12 mars 2016

The Revenant, Alejandro González Iñarittu, 2016

Avec : Leonardo DiCaprio, Tom Hardy, Domhnall Gleeson, Will Poulter, Forrest Goodluck, Duane Howard...


Je n'ai jamais réussi à être emballé pleinement par un seul des films d'Iñarittu. Par ses sujets comme par son style, c'est pourtant un cinéaste qui semble se donner du mal à chacun de ses projets, et je ne peux certainement pas nier leurs qualités extérieures. Je suis en général plutôt sensible au travail de quelqu'un qui accorde autant d'importance à la forme qu'à l'implication de ses interprètes. Mais jusqu'ici ça donnait à mes yeux des films déséquilibrés, dont je sauvais quelques bouts de scènes, ou certains choix musicaux qui permettaient in fine à ses films de rester présents dans ma mémoire (le final de Babel sur fond de Sakamoto, notamment). J'avais raté Birdman, qui m'avait quand même intrigué par son pitch et son concept. Sachant juste qu'Iñarittu y avait eu l'ambition d'un réalisme poussé, ce Revenant a un peu pour les mêmes raisons attisé ma curiosité : la promesse d'un spectacle différent. N'ayant cette fois pas raté le rendez-vous, je trouve pour ma part que le pari est gagné. 

C'est en effet une vraie expérience de cinéma qui est proposée ici, où il est certain que chaque plan respire la difficulté de ses conditions de tournage, et aboutit donc à une impression inédite, aussi plaisante que destabilisante, comme si face à l'écran le regard du spectateur était redevenu vierge. Ça fonctionne ou pas (et dans le deuxième cas, je peux concevoir le calvaire qu'on pourra juger impardonnable). Le grand-angle quasi permanent m'a d'abord agacé avant de révéler ses effets, offrant une sensation d'immersion franchement vertigineuse. J'ai eu tout du long l'impression d'être invité à adopter un point de vue quasi-divin, invisible et privilégié, brutalement plongé au cœur d'une sauvagerie qui se serait sans cela déroulé sans témoin. 

Il y a clairement des tours de force ahurissants, lors de la poignée de scènes d'action magistralement chorégraphiées, ballets à la brutalité excessivement éprouvante, mis en scène à hauteur d'homme sans coupe visible. Mais la prouesse technique n'est pas une fin en soi. C'est encore et toujours la sensation qui prime, et elle passe par cette volonté d'offrir un spectacle inédit. C'est peut-être voyant, mais tant que je n'y trouve pas de mauvais goût et qu'au contraire ça me démonte la machoire et crispe les poings, je suis plutôt reconnaissant à un cinéaste quel qu'il soit de permettre ça, parce que c'est aussi ce genre de jubilation purement cinématographiques que j'espère obtenir face à un écran. Et en même temps, je n'étais pas en train de me demander quels procédés avaient permis telle ou telle séquence (et même en y repensant maintenant à froid, ça me dépasse tellement que j'ai cessé de m'interroger).
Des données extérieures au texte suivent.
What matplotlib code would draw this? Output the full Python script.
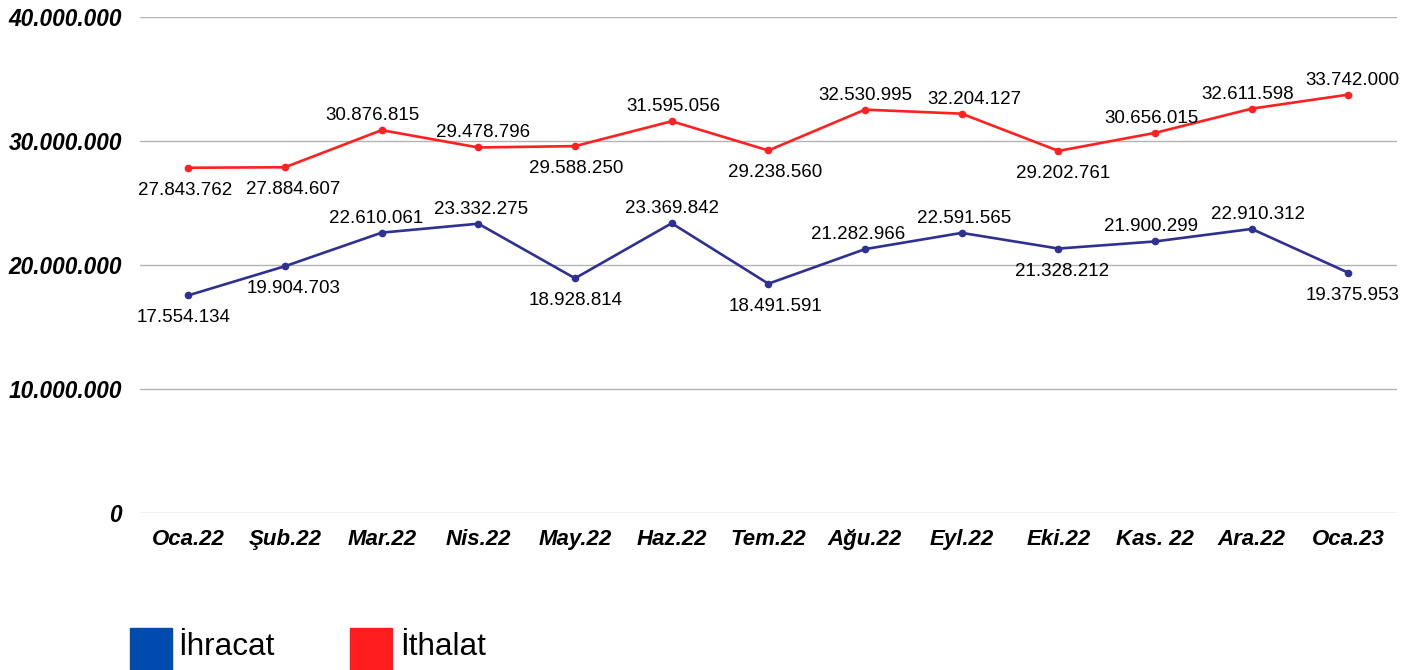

Ça donne donc lieu à quelque chose d'inconfortable, qui sur le fond et comparé à d'autres films de survie (de Deliverance à The Road), n'a pas forcément grand chose à raconter. Réalisme oblige, on n'échappe pas toujours à une certaine répétition. Mais, pris corps et âme par le film, j'étais le premier à souhaiter que Glass roupille dès qu'il en avait l'occasion pour se remettre de ses épreuves. Le rythme du film tente d'épouser naturellement celui de son protagoniste, donnant libre cours à de purs moments de respiration. Et j'en suis ressorti quand même bien secoué. 

Les acteurs sont bons, les lieux filmés ont une présence impressionnante, capturés sous une lumière magique par Emmanuel Lubezki. La bande son (musique comme bruitage) est également formidablement travaillée alors que je m'attendais plutôt à une absence totale de sons extradiégétiques. Pour moi, ça témoigne bien de la volonté du réalisateur d'exploiter chaque élément du langage cinématographique pour nourrir le voyage du spectateur.